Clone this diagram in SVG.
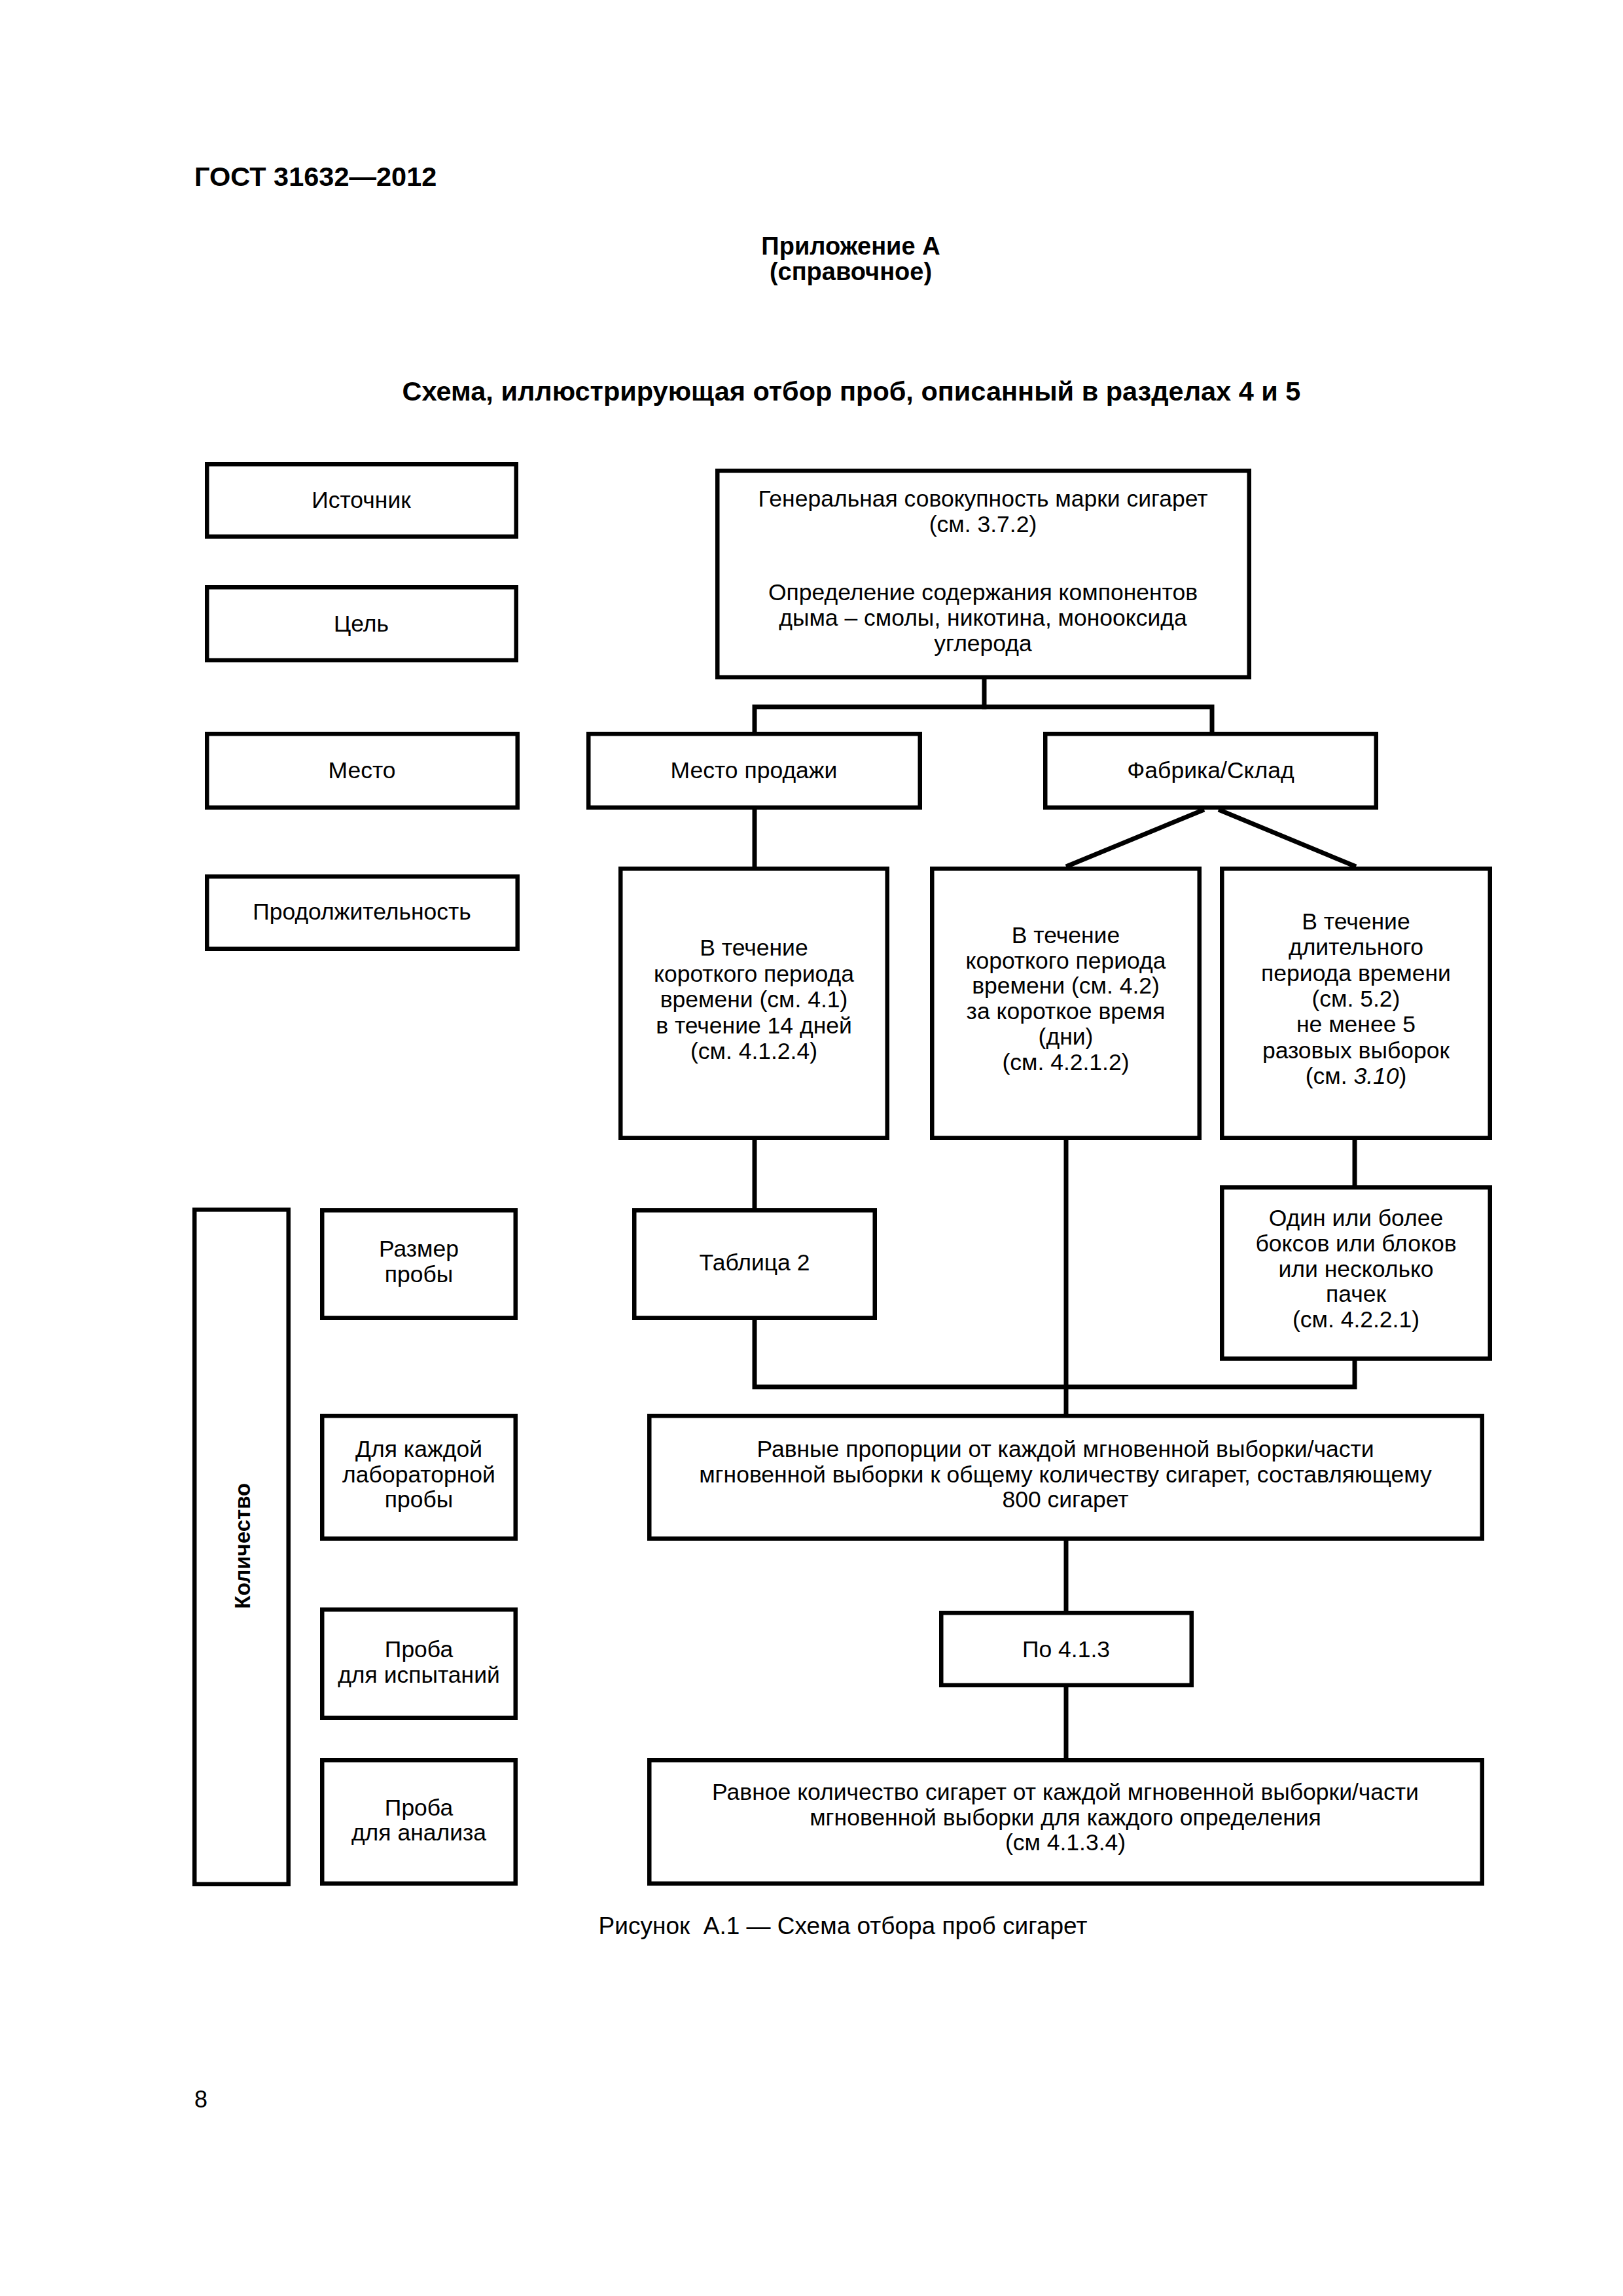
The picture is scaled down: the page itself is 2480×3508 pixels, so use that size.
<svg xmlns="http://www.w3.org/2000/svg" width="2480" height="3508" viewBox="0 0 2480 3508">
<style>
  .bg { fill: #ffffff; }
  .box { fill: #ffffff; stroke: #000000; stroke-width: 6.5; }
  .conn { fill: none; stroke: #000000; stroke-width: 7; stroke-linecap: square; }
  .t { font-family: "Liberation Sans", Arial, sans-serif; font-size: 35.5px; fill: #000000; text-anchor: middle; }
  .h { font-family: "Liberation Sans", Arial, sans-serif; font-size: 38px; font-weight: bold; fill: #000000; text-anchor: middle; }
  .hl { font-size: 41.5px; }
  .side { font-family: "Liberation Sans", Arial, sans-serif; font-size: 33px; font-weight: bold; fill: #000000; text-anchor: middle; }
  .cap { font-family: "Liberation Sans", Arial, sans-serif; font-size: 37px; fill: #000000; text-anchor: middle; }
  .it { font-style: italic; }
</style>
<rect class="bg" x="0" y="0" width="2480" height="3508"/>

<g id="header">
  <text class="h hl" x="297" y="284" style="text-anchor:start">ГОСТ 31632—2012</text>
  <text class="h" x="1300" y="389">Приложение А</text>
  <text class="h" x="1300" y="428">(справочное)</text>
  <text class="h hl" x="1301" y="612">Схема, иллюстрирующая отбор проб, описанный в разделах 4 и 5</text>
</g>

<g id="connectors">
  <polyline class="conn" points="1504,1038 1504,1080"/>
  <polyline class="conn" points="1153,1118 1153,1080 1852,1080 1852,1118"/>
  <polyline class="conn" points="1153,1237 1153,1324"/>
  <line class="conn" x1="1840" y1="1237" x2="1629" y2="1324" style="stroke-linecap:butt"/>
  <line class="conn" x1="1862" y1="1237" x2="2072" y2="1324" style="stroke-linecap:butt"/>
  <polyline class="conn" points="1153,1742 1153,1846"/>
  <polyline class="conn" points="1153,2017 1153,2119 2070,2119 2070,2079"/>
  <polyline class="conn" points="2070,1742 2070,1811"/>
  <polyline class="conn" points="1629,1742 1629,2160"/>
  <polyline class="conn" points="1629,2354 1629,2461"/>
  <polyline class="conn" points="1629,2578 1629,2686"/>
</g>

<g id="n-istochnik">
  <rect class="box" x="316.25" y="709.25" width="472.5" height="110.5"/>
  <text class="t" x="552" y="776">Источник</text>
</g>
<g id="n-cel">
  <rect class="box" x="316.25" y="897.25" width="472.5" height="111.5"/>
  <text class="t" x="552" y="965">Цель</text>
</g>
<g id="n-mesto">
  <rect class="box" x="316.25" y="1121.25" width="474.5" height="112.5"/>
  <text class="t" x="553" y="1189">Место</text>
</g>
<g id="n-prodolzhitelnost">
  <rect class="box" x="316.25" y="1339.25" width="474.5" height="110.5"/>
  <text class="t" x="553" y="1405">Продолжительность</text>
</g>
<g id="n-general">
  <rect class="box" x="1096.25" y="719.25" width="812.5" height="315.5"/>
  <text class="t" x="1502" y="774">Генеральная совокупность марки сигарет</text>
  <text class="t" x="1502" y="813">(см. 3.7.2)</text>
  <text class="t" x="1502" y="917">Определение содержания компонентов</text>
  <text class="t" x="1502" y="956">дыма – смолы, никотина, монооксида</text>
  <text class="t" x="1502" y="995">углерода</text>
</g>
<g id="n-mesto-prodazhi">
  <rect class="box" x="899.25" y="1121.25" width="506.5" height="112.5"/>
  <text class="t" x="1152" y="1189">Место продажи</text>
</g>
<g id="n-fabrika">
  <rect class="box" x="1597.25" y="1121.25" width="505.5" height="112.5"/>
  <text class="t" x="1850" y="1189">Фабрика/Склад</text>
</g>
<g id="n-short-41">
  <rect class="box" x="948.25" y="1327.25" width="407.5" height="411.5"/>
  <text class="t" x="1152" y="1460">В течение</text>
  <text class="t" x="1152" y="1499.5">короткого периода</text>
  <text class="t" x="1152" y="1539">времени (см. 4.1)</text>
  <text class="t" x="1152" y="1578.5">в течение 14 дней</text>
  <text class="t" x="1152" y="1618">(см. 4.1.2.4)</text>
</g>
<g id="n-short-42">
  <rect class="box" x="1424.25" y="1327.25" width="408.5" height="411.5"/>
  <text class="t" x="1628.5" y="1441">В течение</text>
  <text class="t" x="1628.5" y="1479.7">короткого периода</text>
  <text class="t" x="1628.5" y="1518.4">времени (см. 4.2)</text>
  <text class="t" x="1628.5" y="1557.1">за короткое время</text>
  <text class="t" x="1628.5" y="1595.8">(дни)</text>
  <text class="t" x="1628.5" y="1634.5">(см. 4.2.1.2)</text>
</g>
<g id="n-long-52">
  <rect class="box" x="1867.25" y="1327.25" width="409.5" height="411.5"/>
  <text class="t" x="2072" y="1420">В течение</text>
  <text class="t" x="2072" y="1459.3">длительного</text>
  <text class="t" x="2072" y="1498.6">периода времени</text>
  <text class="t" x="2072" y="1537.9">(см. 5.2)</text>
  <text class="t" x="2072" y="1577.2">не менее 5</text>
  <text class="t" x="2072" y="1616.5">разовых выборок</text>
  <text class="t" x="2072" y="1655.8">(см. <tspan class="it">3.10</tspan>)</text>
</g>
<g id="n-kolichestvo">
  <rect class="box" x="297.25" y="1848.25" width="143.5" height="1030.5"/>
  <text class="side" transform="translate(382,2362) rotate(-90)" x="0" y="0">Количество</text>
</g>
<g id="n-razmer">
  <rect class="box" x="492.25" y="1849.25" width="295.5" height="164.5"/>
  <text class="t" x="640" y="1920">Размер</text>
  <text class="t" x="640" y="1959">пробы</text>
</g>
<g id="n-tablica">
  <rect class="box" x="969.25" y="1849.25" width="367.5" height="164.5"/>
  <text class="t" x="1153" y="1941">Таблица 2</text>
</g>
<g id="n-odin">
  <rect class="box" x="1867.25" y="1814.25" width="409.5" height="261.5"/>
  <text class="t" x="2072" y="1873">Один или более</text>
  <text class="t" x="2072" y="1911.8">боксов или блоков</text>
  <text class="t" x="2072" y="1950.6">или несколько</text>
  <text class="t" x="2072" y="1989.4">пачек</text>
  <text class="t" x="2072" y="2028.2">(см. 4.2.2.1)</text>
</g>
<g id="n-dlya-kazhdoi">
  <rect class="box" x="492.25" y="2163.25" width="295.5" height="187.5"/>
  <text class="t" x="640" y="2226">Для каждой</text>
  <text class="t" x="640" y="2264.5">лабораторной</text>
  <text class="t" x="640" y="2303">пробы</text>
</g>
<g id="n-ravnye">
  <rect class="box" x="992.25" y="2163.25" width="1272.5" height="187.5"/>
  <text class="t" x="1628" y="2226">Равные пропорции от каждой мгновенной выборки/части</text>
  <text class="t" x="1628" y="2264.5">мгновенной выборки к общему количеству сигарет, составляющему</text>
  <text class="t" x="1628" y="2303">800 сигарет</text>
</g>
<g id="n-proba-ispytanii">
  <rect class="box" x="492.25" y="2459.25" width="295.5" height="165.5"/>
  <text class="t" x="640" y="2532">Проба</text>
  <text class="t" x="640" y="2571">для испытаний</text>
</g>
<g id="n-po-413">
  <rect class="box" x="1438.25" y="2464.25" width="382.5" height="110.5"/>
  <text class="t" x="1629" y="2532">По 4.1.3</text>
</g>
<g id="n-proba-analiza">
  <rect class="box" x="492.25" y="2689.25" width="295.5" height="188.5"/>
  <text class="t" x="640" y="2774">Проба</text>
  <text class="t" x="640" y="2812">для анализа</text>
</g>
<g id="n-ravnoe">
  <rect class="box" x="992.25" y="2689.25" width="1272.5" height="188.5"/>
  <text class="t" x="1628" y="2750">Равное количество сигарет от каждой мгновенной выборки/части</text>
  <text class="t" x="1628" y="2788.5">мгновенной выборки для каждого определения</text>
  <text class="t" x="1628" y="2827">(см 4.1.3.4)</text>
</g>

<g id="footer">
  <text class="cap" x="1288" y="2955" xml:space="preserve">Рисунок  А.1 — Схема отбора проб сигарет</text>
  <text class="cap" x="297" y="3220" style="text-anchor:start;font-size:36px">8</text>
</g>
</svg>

--- --- ---

Gather each line from the listing above that holds "size".

The picture is scaled down: the page itself is 2480×3508 pixels, so use that size.
  .t { font-family: "Liberation Sans", Arial, sans-serif; font-size: 35.5px; fill: #000000; text-anchor: middle; }
  .h { font-family: "Liberation Sans", Arial, sans-serif; font-size: 38px; font-weight: bold; fill: #000000; text-anchor: middle; }
  .hl { font-size: 41.5px; }
  .side { font-family: "Liberation Sans", Arial, sans-serif; font-size: 33px; font-weight: bold; fill: #000000; text-anchor: middle; }
  .cap { font-family: "Liberation Sans", Arial, sans-serif; font-size: 37px; fill: #000000; text-anchor: middle; }
  <text class="cap" x="297" y="3220" style="text-anchor:start;font-size:36px">8</text>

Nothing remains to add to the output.